STEM: Czechs no longer a nation of climate change sceptics, but remain confused on the issues

STEM: Czechs no longer a nation of climate change sceptics, but remain confused on the issues
Eight out of ten Czechs agree that climate change threatens humanity's future, but remain ill informed on the details
By bne IntelliNews March 5, 2020

Czechs are no longer to be considered a nation of climate change sceptics, 84% of them agree that climate change caused by mankind threatens the future of humanity, according to results of the polling agency survey STEM published on March 3.

Nine out of 10 people agree that without reducing emissions, the countryside cannot be protected from drought and forest extinction. 

On the contrary, the results also showed that Czechs are not well oriented in the issue, for example 53% of Czechs have never encountered the term carbon neutrality. Not even one third of those who are otherwise interested in climate change have heard of the term.

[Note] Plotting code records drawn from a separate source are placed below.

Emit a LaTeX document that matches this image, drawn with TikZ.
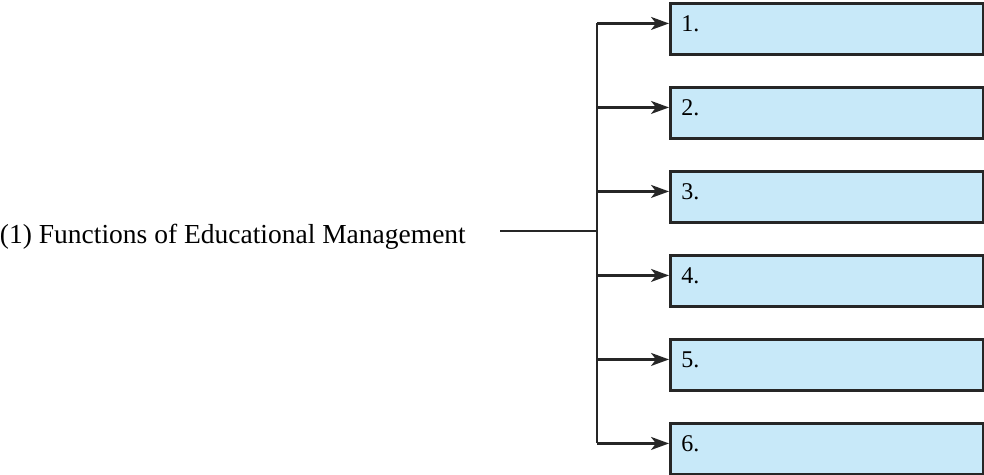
\documentclass[tikz,border=0pt]{standalone}
\usepackage{fontspec}
\setmainfont{Liberation Serif}
\usetikzlibrary{arrows.meta,positioning,calc}
\definecolor{kekdob}{RGB}{200,233,249}
\tikzset{
  dob/.style={draw=black!85,line width=2.6pt,fill=kekdob,anchor=north west,
    minimum width=313pt,minimum height=51pt,inner xsep=11pt,text width=291pt,
    align=left,text height=20pt,text depth=14pt,font=\fontsize{24}{26}\selectfont},
  nyil/.style={line width=2.2pt,draw=black!85,-{Stealth[length=18pt,width=13pt,inset=5pt]}},
  vonal/.style={line width=2.2pt,draw=black!85},
}
\begin{document}
\begin{tikzpicture}[x=1pt,y=1pt]
  \useasboundingbox (0,0) rectangle (984,474);
  % title
  \node[anchor=east,inner sep=0pt,font=\fontsize{27.5}{30}\selectfont] (cim) at (466,237) {(1) Functions of Educational Management};
  \coordinate (kezd) at (500,243);
  \coordinate (ag) at (597,243);
  % boxes
  \foreach \i in {1,...,6}
    \node[dob] (d\i) at (669,{472-84*(\i-1)}) {\i.};
  \foreach \i in {1,...,6}
    \coordinate (c\i) at ($(d\i.north west)!0.4!(d\i.south west)$);
  \draw[vonal] (kezd) -- (ag);
  \draw[vonal] (ag |- c1) -- (ag |- c6);
  \foreach \i in {1,...,6}
    \draw[nyil] (ag |- c\i) -- (c\i);
\end{tikzpicture}
\end{document}
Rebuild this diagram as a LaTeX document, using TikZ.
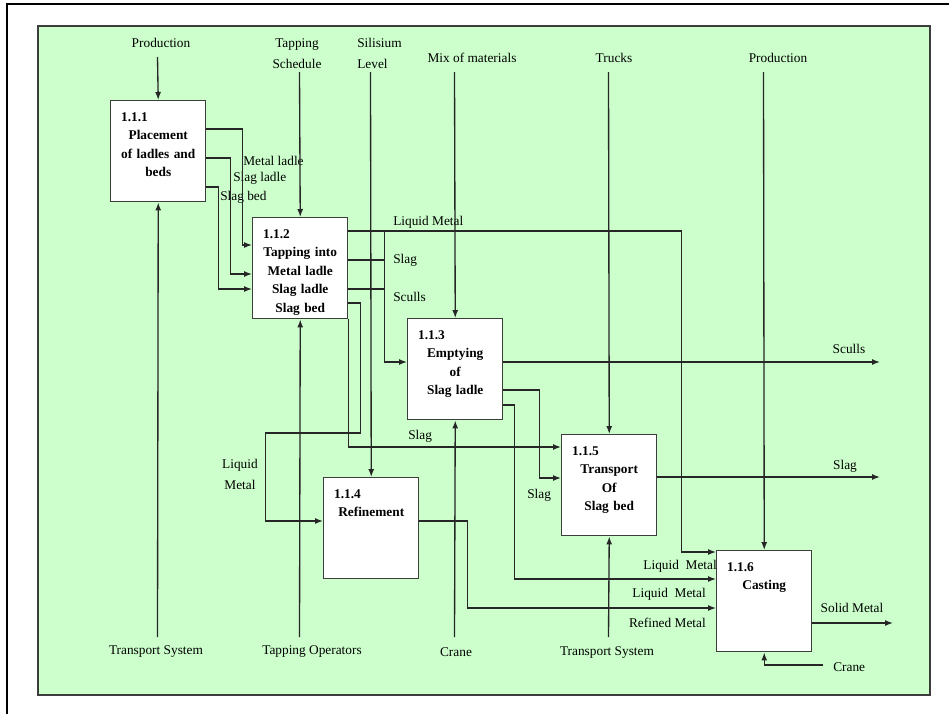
\documentclass[tikz,border=0pt]{standalone}
\usepackage{fontspec}
\setmainfont{Liberation Serif}
\usetikzlibrary{arrows.meta}
\definecolor{bggreen}{RGB}{204,255,204}
\definecolor{edge}{RGB}{60,60,60}
\newcommand{\procnum}[1]{\makebox[55.5pt][l]{#1}}

\begin{document}
\begin{tikzpicture}[
    x=0.75pt, y=-0.75pt,
    lbl/.style={font=\fontsize{10}{15.75}\selectfont, inner sep=0, align=center},
    proc/.style={draw=edge, fill=white, line width=1.1pt, anchor=north west, inner sep=0, minimum width=71.25pt, minimum height=75.75pt},
    ptext/.style={font=\bfseries\fontsize{10}{13.9}\selectfont, inner sep=0, text width=64pt, align=center, anchor=base},
    flow/.style={-{Latex[length=6pt,width=4.5pt]}, line width=1pt, draw=black!85},
    link/.style={line width=1pt, draw=black!85}
]
\useasboundingbox (0,0) rectangle (949,714);
\draw[line width=2pt] (7,714) -- (7,4) -- (949,4);
\draw[draw=edge, line width=1.1pt, fill=bggreen] (38,26) rectangle (930,695);

\node[proc] (p1) at (110,100) {};
\node[proc] (p2) at (252,217) {};
\node[proc] (p3) at (407,318) {};
\node[proc] (p4) at (323,477) {};
\node[proc] (p5) at (561,434) {};
\node[proc] (p6) at (716,550) {};

\node[ptext] (t1) at ([yshift=-16pt]p1.north) {\procnum{1.1.1}\\Placement\\of ladles and\\beds};
\node[ptext] (t2) at ([yshift=-16pt]p2.north) {\procnum{1.1.2}\\Tapping into\\Metal ladle\\Slag ladle\\Slag bed};
\node[ptext] (t3) at ([yshift=-16pt]p3.north) {\procnum{1.1.3}\\Emptying\\of\\Slag ladle};
\node[ptext] (t4) at ([yshift=-16pt]p4.north) {\procnum{1.1.4}\\Refinement};
\node[ptext] (t5) at ([yshift=-16pt]p5.north) {\procnum{1.1.5}\\Transport\\Of\\Slag bed};
\node[ptext] (t6) at ([yshift=-16pt]p6.north) {\procnum{1.1.6}\\Casting};

\node[lbl] (lProd1) at (161,43) {Production};
\node[lbl] (lTapSch) at (297,53.5) {Tapping\\Schedule};
\node[lbl, align=left, anchor=west] (lSil) at (357,53.5) {Silisium\\Level};
\node[lbl] (lMix) at (472,58) {Mix of materials};
\node[lbl] (lTrucks) at (614,58) {Trucks};
\node[lbl] (lProd2) at (778,58) {Production};
\node[lbl] (lTS1) at (156,652) {Transport System};
\node[lbl] (lTapOp) at (312,652) {Tapping Operators};
\node[lbl] (lCrane1) at (456,652) {Crane};
\node[lbl] (lTS2) at (607,653) {Transport System};
\node[lbl, anchor=west] (lCrane2) at (833,667) {Crane};

\node[lbl, anchor=west] (lMetLad) at (243,161) {Metal ladle};
\node[lbl, anchor=west] (lSlagLad) at (233,178) {Slag ladle};
\node[lbl, anchor=west] (lSlagBed) at (220,197) {Slag bed};
\node[lbl, anchor=west] (lLiq1) at (393,222) {Liquid Metal};
\node[lbl, anchor=west] (lSlag1) at (393,260) {Slag};
\node[lbl, anchor=west] (lSculls1) at (393,297) {Sculls};
\node[lbl] (lLiq2) at (240,474.5) {Liquid\\Metal};
\node[lbl, anchor=west] (lSlag2) at (408,436) {Slag};
\node[lbl, anchor=west] (lSlag3) at (527,495) {Slag};
\node[lbl, anchor=east] (lLiq3) at (717,566) {Liquid\ \ Metal};
\node[lbl, anchor=east] (lLiq4) at (706,594) {Liquid\ \ Metal};
\node[lbl, anchor=east] (lRefined) at (706,623) {Refined Metal};
\node[lbl] (lSculls2) at (849,349) {Sculls};
\node[lbl] (lSlagOut) at (845,466) {Slag};
\node[lbl] (lSolid) at (852,608) {Solid Metal};

\coordinate (cProd1) at (157.5,57);
\coordinate (cTapSch) at (299.5,72);
\coordinate (cSil) at (370.5,72);
\coordinate (cMix) at (454.5,72);
\coordinate (cTrucks) at (608.5,72);
\coordinate (cProd2) at (763.5,72);
\coordinate (cTS1) at (157.5,637);
\coordinate (cTapOp) at (299.5,637);
\coordinate (cCrane1) at (454.5,637);
\coordinate (cTS2) at (608.5,637);
\coordinate (cCrane2) at (823,665);
\coordinate (cSculls) at (880,362);
\coordinate (cSlag) at (880,477);
\coordinate (cSolid) at (893,623);

\draw[flow] (cProd1) -- (p1.north);
\draw[flow] (cTapSch) -- (p2.north);
\draw[flow] (cSil) -- (p4.north);
\draw[flow] (cMix) -- (p3.north);
\draw[flow] (cTrucks) -- (p5.north);
\draw[flow] (cProd2) -- (p6.north);
\draw[flow] (cTS1) -- (p1.south);
\draw[flow] (cTapOp) -- (p2.south);
\draw[flow] (cCrane1) -- (p3.south);
\draw[flow] (cTS2) -- (p5.south);
\draw[flow] (cCrane2) -| (p6.south);

\draw[flow] ([yshift=-21.75pt]p1.north east) -- ++(36,0) |- ([yshift=-21pt]p2.north west);
\draw[flow] ([yshift=-43.5pt]p1.north east) -- ++(24,0) |- ([yshift=-42.75pt]p2.north west);
\draw[flow] ([yshift=-65.25pt]p1.north east) -- ++(12,0) |- ([yshift=-54pt]p2.north west);

\draw[flow] ([yshift=-10.5pt]p2.north east) -- ++(333,0) |- ([yshift=-1.5pt]p6.north west);
\draw[link] ([yshift=-32.25pt]p2.north east) -- ++(36,0);
\draw[link] ([yshift=-54pt]p2.north east) -- ++(36,0);
\draw[flow] ([xshift=27pt,yshift=-10.5pt]p2.north east) |- ([yshift=-33pt]p3.north west);
\draw[flow] ([yshift=-64.5pt]p2.north east) -- ++(12,0) |- ++(-95,130) |- ([yshift=-33pt]p4.north west);
\draw[flow] (p2.south east) |- ([yshift=-9.75pt]p5.north west);

\draw[flow] (p3.east |- cSculls) -- (cSculls);
\draw[flow] ([yshift=-54pt]p3.north east) -- ++(36,0) |- ([yshift=-33pt]p5.north west);
\draw[flow] ([yshift=-65.25pt]p3.north east) -- ++(11,0) |- ([yshift=-21.75pt]p6.north west);
\draw[flow] ([yshift=-33pt]p4.north east) -- ++(48,0) |- ([yshift=-43.5pt]p6.north west);
\draw[flow] (p5.east |- cSlag) -- (cSlag);
\draw[flow] (p6.east |- cSolid) -- (cSolid);
\end{tikzpicture}
\end{document}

As STEM´s Analyst Nikola Horejs put it, Czechs already see climate change as an urgent issue, mainly due to the damage caused by drought to the Czech countryside, however, their overall attitude is still changing. 

“The public is very confused about what can be done about climate change, leaving it to rely on the statements and attitudes of influential politicians. Czechs are afraid that climate neutrality will threaten our economy, and if politicians want to, they can easily scare people,” Horejs added.

People are particularly afraid of the high costs the emissions reduction can bring, 74% of Czechs are worried about price growth. 

Czechs do not have a clear opinion on whether investments in the Czech industry should focus on the protection of jobs or on the modernization of industry.

“It is important to point out that the group above 60 years old would protect the current jobs in the industry more than people under 30. It is therefore to a certain extent a different generation view of job protection issue. Young people would rather introduce new technologies, robotization and digitization,” said STEM Analyst Michaela Trtikova Vojtkova.